While a mid-40%s turnout is by no means stellar, it does show that all the attention spent trying to get young people the polls paid off. Remember, according to the now infamous exit polls, the only age demographic group to vote for Kerry was the kids. By 10 points, the largest spread out of any age group.
I bring this the light to remind us all that the kids did show up to vote in 2004. Sure, they didn’t vote at the 71% rate the article says white males did, but don’t let anyone tell you the youth vote wasn’t there for Kerry. If you take all the people who voted, the youth vote took the same percentage slice of the pie, only because every other age demographic group (which are much larger in size) grew too. What’s important to watch is the rate of voter-turnout increase comparing a demographics group over each cycle.
The past election showed the youth, when engaged, will to interest, and will vote. 2004 must be the turning point for the way the Democratic Party engages the youth vote. What we did last was good. If we hadn’t, Bush would have “won” by an even larger margin.
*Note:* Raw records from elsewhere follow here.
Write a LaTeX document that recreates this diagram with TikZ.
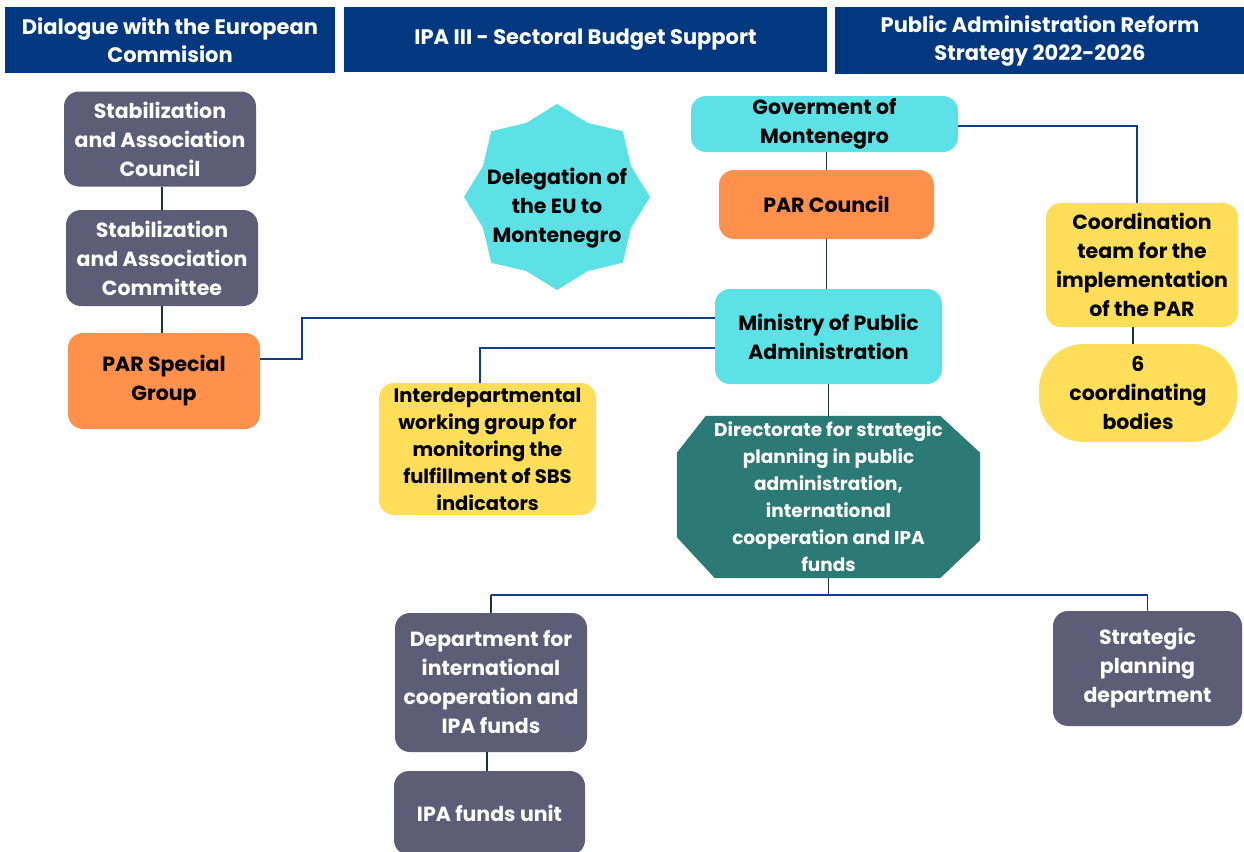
\documentclass[tikz,border=0pt]{standalone}
\usepackage{fontspec}
\setmainfont{Poppins}
\usepackage{tikz}
\usetikzlibrary{shapes.geometric,calc,backgrounds}

\definecolor{headblue}{RGB}{1,56,128}
\definecolor{slate}{RGB}{94,93,120}
\definecolor{parorange}{RGB}{255,145,77}
\definecolor{aqua}{RGB}{92,225,230}
\definecolor{sun}{RGB}{255,222,89}
\definecolor{deepteal}{RGB}{44,122,118}
\definecolor{linedark}{RGB}{28,52,52}
\definecolor{lineblue}{RGB}{14,62,140}

\tikzset{
  box/.style={rounded corners=15pt, align=center, inner sep=0pt,
    font=\fontsize{20.5}{29}\selectfont\bfseries},
  header/.style={fill=headblue, text=white, align=center, inner sep=0pt,
    font=\fontsize{21}{28}\selectfont\bfseries},
  slatebox/.style={box, fill=slate, text=white, minimum width=192pt},
  orangebox/.style={box, fill=parorange, text=black},
  cyanbox/.style={box, fill=aqua, text=black},
  yellowbox/.style={box, fill=sun, text=black},
  darkline/.style={draw=linedark, line width=1.6pt},
  blueline/.style={draw=lineblue, line width=2.2pt}
}

\begin{document}
\begin{tikzpicture}[x=1pt, y=-1pt]
\useasboundingbox (0,0) rectangle (1244,851);

% column headers
\node[header, minimum width=330pt, minimum height=66pt] (dialogue) at (170,40) {Dialogue with the European\\Commision};
\node[header, minimum width=483pt, minimum height=65pt] (ipa3) at (585.5,39.5) {IPA III - Sectoral Budget Support};
\node[header, minimum width=410pt, minimum height=67pt] (strategy) at (1040,40.5) {Public Administration Reform\\Strategy 2022-2026};

% left column
\node[slatebox, minimum height=95pt] (council) at (160,139) {Stabilization\\and Association\\Council};
\node[slatebox, minimum height=96pt] (committee) at (162,258) {Stabilization\\and Association\\Committee};
\node[orangebox, minimum width=192pt, minimum height=96pt] (special) at (164,381) {PAR Special\\Group};

% middle
\node[star, star points=8, star point ratio=1.16, minimum size=186pt, inner sep=0pt, fill=aqua] (deleg) at (557,197) {};
\node[box] (delegtext) at (557,208) {Delegation of\\the EU to\\Montenegro};
\node[cyanbox, minimum width=267pt, minimum height=56pt] (gov) at (824.5,124) {Goverment of\\Montenegro};
\node[orangebox, minimum width=215pt, minimum height=69pt] (parcouncil) at (826.5,204.5) {PAR Council};
\node[cyanbox, minimum width=227pt, minimum height=95pt] (ministry) at (828.5,336.5) {Ministry of Public\\Administration};
\node[yellowbox, minimum width=217pt, minimum height=132pt, font=\fontsize{19.5}{27}\selectfont\bfseries] (interdept) at (487.5,449) {Interdepartmental\\working group for\\monitoring the\\fulfillment of SBS\\indicators};
\node[align=center, text=white, inner sep=0pt, minimum width=303pt, minimum height=162pt, font=\fontsize{18.5}{27}\selectfont\bfseries] (directorate) at (828.5,497) {Directorate for strategic\\planning in public\\administration,\\international\\cooperation and IPA\\funds};

% right column
\node[yellowbox, minimum width=192pt, minimum height=124pt] (coord) at (1142,265) {Coordination\\team for the\\implementation\\of the PAR};
\node[yellowbox, rounded corners=45pt, minimum width=198pt, minimum height=98pt] (bodies) at (1138,393) {6\\coordinating\\bodies};

% bottom row
\node[slatebox, minimum height=139pt] (dept) at (491,682.5) {Department for\\international\\cooperation and\\IPA funds};
\node[slatebox, minimum width=189pt, minimum height=115pt] (strat) at (1147.5,668.5) {Strategic\\planning\\department};
\node[slatebox, minimum width=191pt, minimum height=84pt] (unit) at (489.5,813) {IPA funds unit};

% connectors
\draw[darkline] (committee.north |- council.south) -- (committee.north);
\draw[darkline] (committee.south) -- (committee.south |- special.north);
\draw[blueline] ([yshift=22pt]special.east) -- ++(42,0) |- ([yshift=18.5pt]ministry.west);
\draw[blueline] ([yshift=-11.5pt]ministry.west) -| ([xshift=-7.5pt]interdept.north);
\draw[darkline] (parcouncil.north |- gov.south) -- (parcouncil.north);
\draw[darkline] (parcouncil.south) -- (parcouncil.south |- ministry.north);
\draw[darkline] (ministry.south) -- (directorate.north);
\draw[blueline] ([yshift=-2pt]gov.east) -| ([xshift=-5pt]coord.north);
\draw[darkline] ([xshift=-9pt]coord.south) -- ([xshift=-9pt]coord.south |- bodies.north);
\draw[darkline] (directorate.south) -- ++(0,17) coordinate (split);
\draw[darkline] (split -| dept.north) -- (dept.north);
\draw[darkline] (split -| strat.north) -- (strat.north);
\draw[blueline] (split -| dept.north) -- (split -| strat.north);
\draw[darkline] ([xshift=-4pt]dept.south) -- ([xshift=-4pt]dept.south |- unit.north);

% page and octagon behind the directorate text
\begin{scope}[on background layer]
\fill[white] (0,0) rectangle (1244,851);
\fill[deepteal] ($(directorate.north west)+(29,0)$) -- ($(directorate.north east)+(-40,0)$)
  -- ($(directorate.north east)+(0,37)$) -- ($(directorate.south east)+(0,-38)$)
  -- ($(directorate.south east)+(-40,0)$) -- ($(directorate.south west)+(38,0)$)
  -- ($(directorate.south west)+(0,-41)$) -- ($(directorate.north west)+(0,37)$) -- cycle;
\end{scope}
\end{tikzpicture}
\end{document}
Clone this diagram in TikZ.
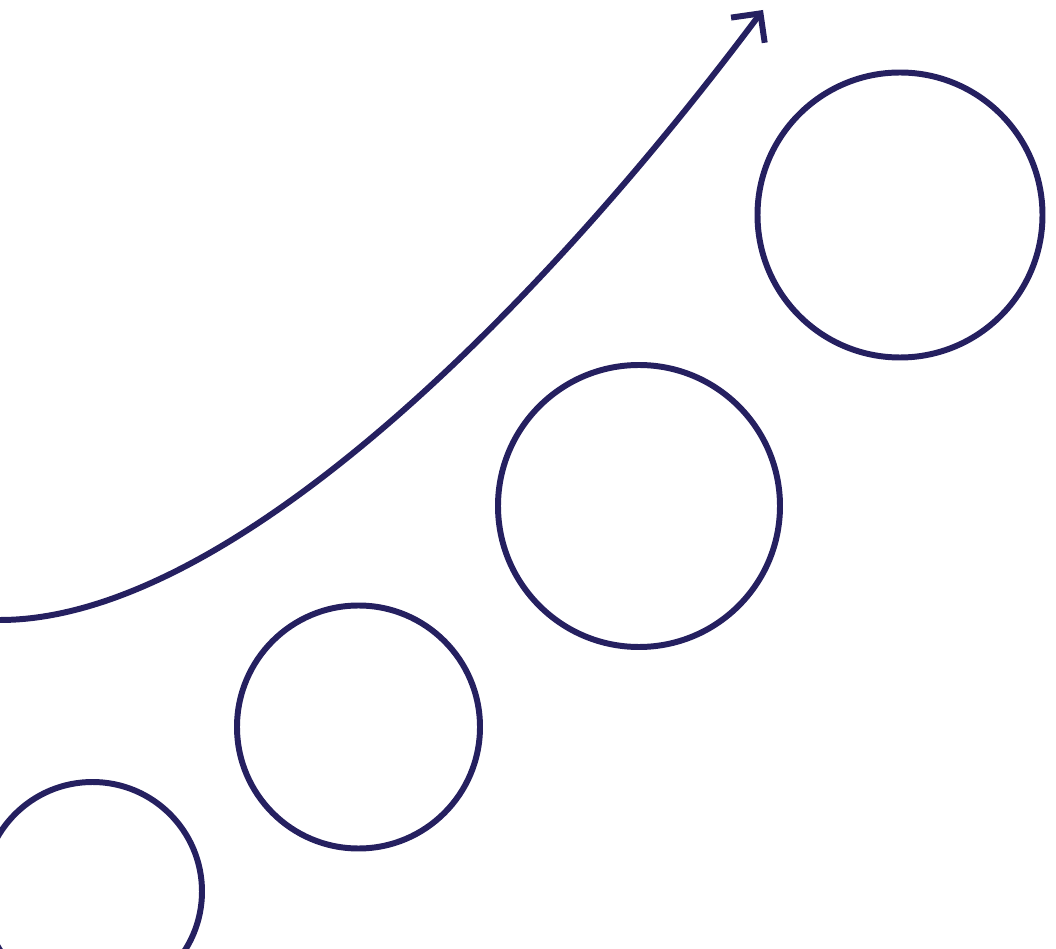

I know next time we can do it better.
This is especially important in Colorado, a state with a growing population and will be an even bigger battleground in ’08 then it was in ’04. People who vote once are much more likely to vote again. Also if we can get ’em to vote Dem now, we have a much better chance of them voting Dem in the future.
There was one not-so-good point to show:
Sigh. If we could get black adults to the polls as much as whites, we could add a couple million votes nationally. This shows that Dean is right by saying the Democratic outreach to blacks needs to be improved.
Just keep Katherine Harris away from the voter rolls.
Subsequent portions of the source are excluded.